If, and only if, they can balance the books can St George’s then look to post
surpluses and reduce that £40m figure. ‘Maybe five years’ could see the deficit
disappear, but that will involve some negotiating with the Department of
Health,’ he admits.
Savings will have to be made alongside a need to clear the debt. ‘We spent
too much in the past. If you were a commercial organisation, you can’t say “I
don’t want to pay it back”. The job will be done when we’re in a position that
the culture of generating benefits, constantly changing and improving
performance is ingrained in the organisation.’
Before Colin Gentile joined St George’s as FD, Ian Perkin was controversially
suspended and then sacked on grounds of inappropriate management style after
warning of irregularities with waiting lists.

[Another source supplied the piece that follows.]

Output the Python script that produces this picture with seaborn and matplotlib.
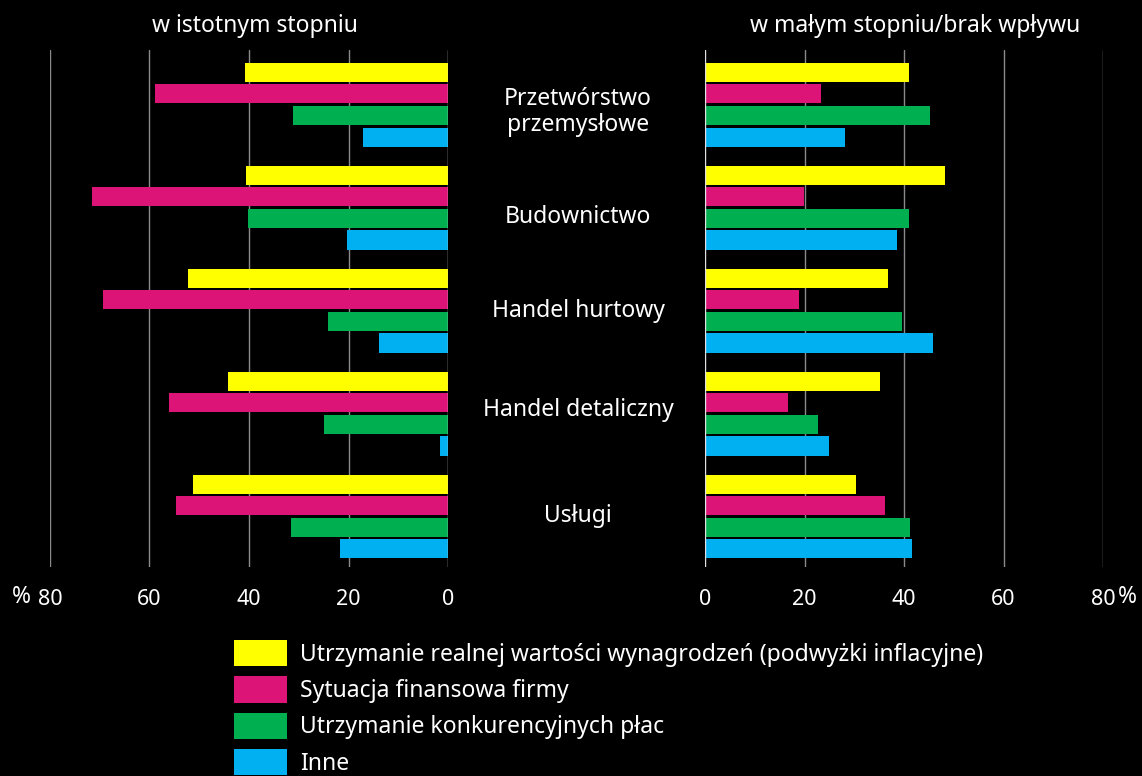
import pandas as pd
import matplotlib.pyplot as plt
import seaborn as sns
from matplotlib.patches import Patch

# dane (%)
sektory = ["Przetwórstwo\nprzemysłowe", "Budownictwo", "Handel hurtowy",
           "Handel detaliczny", "Usługi"]
czynniki = ["Utrzymanie realnej wartości wynagrodzeń (podwyżki inflacyjne)",
            "Sytuacja finansowa firmy",
            "Utrzymanie konkurencyjnych płac",
            "Inne"]
kolory = ["#FFFF00", "#DD1477", "#00B050", "#00B0F0"]

# w istotnym stopniu
istotny_realna = [40.8, 40.6, 52.2, 44.2, 51.2]
istotny_finanse = [58.8, 71.5, 69.3, 56.0, 54.6]
istotny_konkur = [31.1, 40.2, 24.1, 24.9, 31.5]
istotny_inne = [17.1, 20.3, 13.9, 1.6, 21.7]

# w małym stopniu / brak wpływu
maly_realna = [41.0, 48.2, 36.7, 35.1, 30.3]
maly_finanse = [23.3, 19.9, 18.9, 16.7, 36.1]
maly_konkur = [45.2, 41.0, 39.6, 22.7, 41.2]
maly_inne = [28.1, 38.6, 45.8, 24.9, 41.6]

ticks = [0, 20, 40, 60, 80]


def do_tabeli(serie):
    rows = []
    for czynnik, wartosci in zip(czynniki, serie):
        for sektor, w in zip(sektory, wartosci):
            rows.append({"sektor": sektor, "czynnik": czynnik, "wartosc": w})
    return pd.DataFrame(rows)


df_lewy = do_tabeli([istotny_realna, istotny_finanse, istotny_konkur, istotny_inne])
df_prawy = do_tabeli([maly_realna, maly_finanse, maly_konkur, maly_inne])

sns.set_theme(style="dark")
plt.rcParams['font.family'] = ['Noto Sans', 'DejaVu Sans']

FS = 16.5
W, H = 1142, 776
fig = plt.figure(figsize=(W / 100, H / 100), dpi=100, facecolor="black")

ax_l = fig.add_axes([50 / W, 1 - 567 / H, 398 / W, 517 / H])
ax_r = fig.add_axes([705 / W, 1 - 567 / H, 398 / W, 517 / H])

for ax, df in [(ax_l, df_lewy), (ax_r, df_prawy)]:
    ax.set_facecolor("black")
    for x in ticks[1:]:
        ax.axvline(x, color="#8a8a8a", linewidth=1, zorder=0)
    sns.barplot(data=df, x="wartosc", y="sektor", hue="czynnik",
                hue_order=czynniki, order=sektory, palette=kolory,
                saturation=1, orient="h", width=0.84, gap=0.12,
                linewidth=0, legend=False, ax=ax, zorder=2)
    ax.axvline(0, color="#e0e0e0", linewidth=1, zorder=3)
    ax.set_ylim(4.49, -0.53)
    ax.set_xticks(ticks)
    ax.set_xticklabels([str(t) for t in ticks])
    ax.set_yticks([])
    ax.set_xlabel("")
    ax.set_ylabel("")
    ax.grid(False)
    for s in ax.spines.values():
        s.set_visible(False)
    ax.tick_params(axis="x", length=0, pad=16, labelsize=15.5, colors="white")

ax_l.set_xlim(80, 0)
ax_r.set_xlim(0, 80)

# nazwy sektorów pośrodku
pozycje_y = [112, 217, 311, 410, 516]
for sektor, y in zip(sektory, pozycje_y):
    fig.text(578 / W, 1 - y / H, sektor, ha="center", va="center",
             color="white", fontsize=FS, linespacing=1.15)

fig.text(255 / W, 1 - 26 / H, "w istotnym stopniu", ha="center", va="center",
         color="white", fontsize=FS)
fig.text(915 / W, 1 - 26 / H, "w małym stopniu/brak wpływu", ha="center",
         va="center", color="white", fontsize=FS)
fig.text(21 / W, 1 - 597 / H, "%", ha="center", va="center", color="white",
         fontsize=FS)
fig.text(1127 / W, 1 - 597 / H, "%", ha="center", va="center", color="white",
         fontsize=FS)

uchwyty = [Patch(facecolor=k, edgecolor="none") for k in kolory]
leg = fig.legend(uchwyty, czynniki, loc="upper left",
                 bbox_to_anchor=(234 / W, 1 - 640 / H), frameon=False,
                 fontsize=FS, handlelength=2.32, handleheight=1.38,
                 labelspacing=0.42, handletextpad=0.55, borderpad=0,
                 borderaxespad=0)
for t in leg.get_texts():
    t.set_color("white")

fig.savefig("out.png", dpi=100, facecolor="black")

A still angry Perkin has watched the goings-on at St George’s and has been
unimpressed by what he has seen. He asks why books have failed to be balanced in
recent years despite him doing so over a 12-year period, but understands the
pressure within the public sector.
‘The real underlying financial problem at St George’s, and this affects most
of the public sector, is that there is no effective means for determining
whether the correct level of funding goes into the institution when you look at
the service demand it’s asked to meet,’ Perkin says.
‘Government decides how much money it is going to spend on the NHS and then
sets about how it is going to ration access to those resources, the problems
increasing in proportion to increases in people wanting services. The more
people that turn up for treatment the bigger financial deficit will be.’
Perkin calls for a funding structure not based on an ‘arbitrary financial
resource target’ unrelated to clinical activity.